Yesterday, the other pregnant lady at the library asked me if we had started registering for gifts yet. I told her that I didn’t think we were going to register at all. I explained our plans to buy most stuff used and that we have friends and family who have finished having babies who have offered us hand-me-downs as well. She was seemed surprised that I wasn’t going to register for gifts, and pointed out all the stuff that you can’t get used that we would need (on her list: baby shampoo and ora-gel swabs for teething, among many other things), and said that we might as well register for them.
I don’t care if I am the last holdout in the country on this. There will be no baby registry and no baby shower. Most of my friends have already had babies and are not planning to have more, so they are giving us all sorts of used baby stuff (my friends know I’m the queen of thrift stores and that I have no problems with second-hand stuff). Same goes for family – both of my husband’s sisters have finished having babies, and have offered lots of their stuff to us. That’s plenty – I hope that they don’t feel the need to buy new stuff for us as well. Hopefully by not registering for gifts and not having a shower, we can make people feel more comfortable with the idea that we don’t expect gifts. I hate the idea of making a shopping list of stuff that we want and then expecting all our loved ones to go buy the stuff on the list. I know that everyone does it, but I’ve never done stuff just because everyone else did it.
In high school, I didn’t buy a letter jacket or class ring. My mother took my senior pictures, and I ended up with 6 different pictures, and we spent about $20 for reprints. I didn’t send graduation announcements for high school or college, because I didn’t want my family (most of whom live very far away and would never have been able to attend) to feel that they needed to send me anything. When we got married, we sent personal, handwritten letters to our friends and family after the fact, including pictures from our wedding, but we never registered for any gifts. So I’m in the habit of looking at things from my own point of view and doing what I feel is right, not what everyone else does. And I feel very uncomfortable with parties whose primary purpose is to bring gifts, and I feel even more uncomfortable with gift registries. So we will not be having either.

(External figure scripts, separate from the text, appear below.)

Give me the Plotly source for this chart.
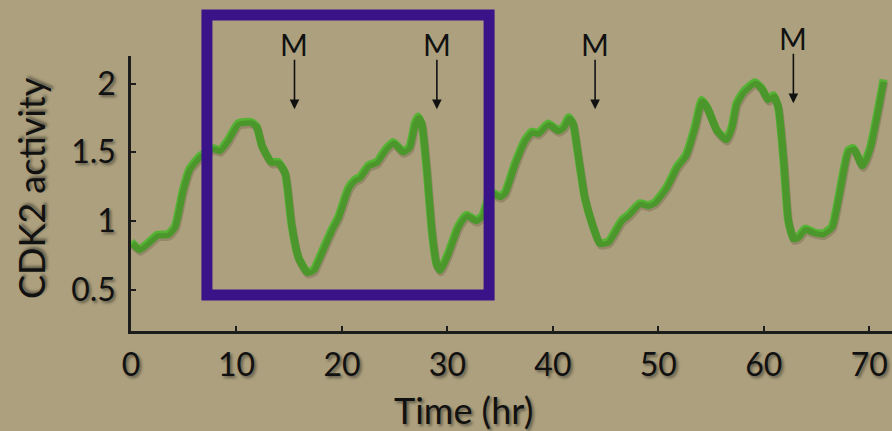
import plotly.graph_objects as go

# CDK2 activity trace over time
time_hr = [0.0, 0.8, 1.6, 2.5, 3.5, 4.15, 4.9, 5.55, 6.5, 7.8, 8.4, 9.2, 10.15,
           11.4, 11.9, 12.4, 13.3, 13.95, 14.6, 15.2, 15.85, 16.7, 17.3, 17.75,
           19.0, 19.65, 20.6, 21.2, 21.7, 22.5, 23.3, 24.05, 24.85, 25.8, 26.4,
           26.9, 27.2, 27.55, 28.0, 28.5, 28.95, 29.3, 30.05, 31.0, 31.8, 32.75,
           33.3, 34.0, 34.2, 35.0, 35.45, 36.4, 37.35, 38.0, 38.6, 39.55, 40.5,
           41.0, 41.5, 41.9, 42.4, 43.0, 43.8, 44.45, 45.25, 46.5, 47.15, 48.25,
           49.05, 49.7, 50.8, 51.75, 52.6, 53.45, 54.1, 54.6, 55.55, 56.45,
           56.95, 57.4, 58.05, 59.15, 59.8, 60.4, 60.9, 61.35, 61.85, 62.3, 62.8,
           63.25, 63.9, 64.7, 65.65, 66.45, 67.2, 68.0, 68.5, 69.35, 70.05, 71.35]
cdk2 = [0.85, 0.795, 0.84, 0.90, 0.905, 0.96, 1.22, 1.38, 1.47, 1.53, 1.515,
        1.59, 1.71, 1.72, 1.69, 1.55, 1.43, 1.43, 1.35, 0.98, 0.74, 0.63, 0.645,
        0.715, 0.935, 1.03, 1.24, 1.30, 1.32, 1.405, 1.43, 1.515, 1.575, 1.505,
        1.54, 1.71, 1.76, 1.71, 1.395, 0.935, 0.69, 0.645, 0.765, 0.96, 1.045,
        1.005, 1.04, 1.20, 1.21, 1.18, 1.21, 1.42, 1.59, 1.65, 1.64, 1.71, 1.66,
        1.685, 1.755, 1.71, 1.47, 1.175, 0.96, 0.84, 0.85, 1.005, 1.045, 1.13,
        1.115, 1.14, 1.25, 1.395, 1.48, 1.685, 1.88, 1.83, 1.66, 1.595, 1.685,
        1.855, 1.94, 2.01, 1.965, 1.885, 1.915, 1.83, 1.445, 1.005, 0.875,
        0.885, 0.945, 0.92, 0.91, 0.96, 1.225, 1.515, 1.53, 1.405, 1.53, 2.03]

# Mitosis markers: time, arrow tip, arrow tail
mitosis_t = [15.5, 29.0, 44.0, 62.8]
mitosis_tip = [1.813, 1.813, 1.813, 1.857]
mitosis_tail = [2.184, 2.184, 2.184, 2.228]

# highlighted window
box_t = [7.2, 33.95]

x_ticks = [0, 10, 20, 30, 40, 50, 60, 70]
y_ticks = [0.5, 1, 1.5, 2]

X_RANGE = [0, 72.15]
Y_RANGE = [0.2, 2.2]

W, H = 892, 431
ML, MR, MT, MB = 131, 0, 56, 100
plot_w = W - ML - MR
plot_h = H - MT - MB

BG = "#ACA07E"
GREEN = "#55B334"
PURPLE = "#3B1389"
INK = "#1c1c1c"
FONT = "Lato, 'Open Sans', sans-serif"
SHADOW = "2px 2px 3px rgba(0,0,0,0.45)"

# shadow offset in pixels converted to axis units
dx = 1.0 * (X_RANGE[1] - X_RANGE[0]) / plot_w
dy = 2.5 * (Y_RANGE[1] - Y_RANGE[0]) / plot_h


def to_paper_y(v):
    return (v - Y_RANGE[0]) / (Y_RANGE[1] - Y_RANGE[0])


fig = go.Figure()

# soft shadow under the line, drawn on shifted overlay axes
fig.add_trace(go.Scatter(
    x=time_hr, y=cdk2, mode="lines", xaxis="x2", yaxis="y2",
    line=dict(color="rgba(40,30,10,0.18)", width=8, shape="spline", smoothing=0.5),
    hoverinfo="skip", showlegend=False))

fig.add_trace(go.Scatter(
    x=time_hr, y=cdk2, mode="lines",
    line=dict(color=GREEN, width=8, shape="spline", smoothing=0.5),
    showlegend=False))

tick_font = dict(family=FONT, size=32, color="#111", shadow=SHADOW)

fig.update_layout(
    width=W, height=H,
    margin=dict(l=ML, r=MR, t=MT, b=MB),
    paper_bgcolor=BG, plot_bgcolor=BG,
    xaxis=dict(range=X_RANGE, tickvals=x_ticks, ticks="inside", ticklen=5,
               tickwidth=2, tickcolor=INK, showline=True, linewidth=2.5,
               linecolor=INK, showgrid=False, zeroline=False,
               tickfont=tick_font, ticklabelstandoff=4),
    yaxis=dict(range=Y_RANGE, tickvals=y_ticks, ticktext=["0.5", "1", "1.5", "2"],
               ticks="inside", ticklen=5, tickwidth=2, tickcolor=INK,
               showline=True, linewidth=2.5, linecolor=INK, showgrid=False,
               zeroline=False, tickfont=tick_font, ticklabelstandoff=6),
    xaxis2=dict(range=[X_RANGE[0] - dx, X_RANGE[1] - dx], overlaying="x",
                visible=False),
    yaxis2=dict(range=[Y_RANGE[0] + dy, Y_RANGE[1] + dy], overlaying="y",
                visible=False),
)

# axis titles
fig.add_annotation(text="Time (hr)", xref="paper", yref="paper",
                   x=(463 - ML) / plot_w, y=-(410 - MT - plot_h) / plot_h,
                   showarrow=False, xanchor="center", yanchor="middle",
                   font=dict(family=FONT, size=36, color="#111", shadow=SHADOW))
fig.add_annotation(text="CDK2 activity", xref="paper", yref="paper",
                   x=(31 - ML) / plot_w, y=(MT + plot_h - 188) / plot_h,
                   showarrow=False, textangle=-90, xanchor="center",
                   yanchor="middle",
                   font=dict(family=FONT, size=36, color="#111", shadow=SHADOW))

# M arrows
for t, tip, tail in zip(mitosis_t, mitosis_tip, mitosis_tail):
    fig.add_annotation(x=t, y=tip, ax=t, ay=tail, xref="x", yref="y",
                       axref="x", ayref="y", text="", showarrow=True,
                       arrowhead=2, arrowsize=1.2, arrowwidth=1.6,
                       arrowcolor="#111")
    fig.add_annotation(x=t, y=to_paper_y(tail), xref="x", yref="paper",
                       text="M", showarrow=False, xanchor="center",
                       yanchor="bottom", yshift=-6,
                       font=dict(family=FONT, size=30, color="#111"))

# highlight box around the first two cycles
box_top = (MT + plot_h - 15) / plot_h
box_bot = (MT + plot_h - 295) / plot_h
fig.add_shape(type="rect", xref="x", yref="paper",
              x0=box_t[0], x1=box_t[1], y0=box_bot, y1=box_top,
              line=dict(color=PURPLE, width=11), layer="above")

fig.write_html("out.html")
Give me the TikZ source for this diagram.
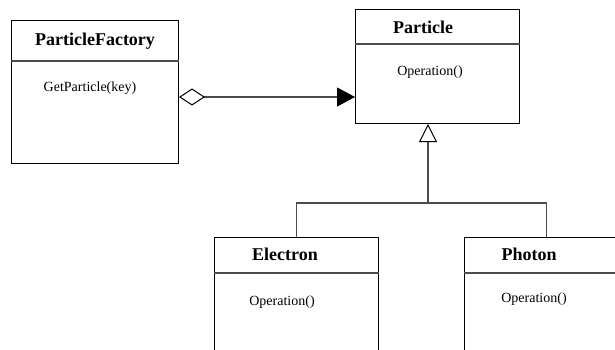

We’re thinking about having our family and friends over for a ‘meet the baby’ party next summer. It would be a casual, bbq-type get together, and the baby would be there, as opposed to the traditional baby shower where the baby is still just a bump. Whatever we do, I want to make sure that nobody feels that they have to give us a gift. I understand that people like giving gifts – I love giving things to the people I love – but I don’t want the terms to be dictated by anyone or by any particular day on the calendar.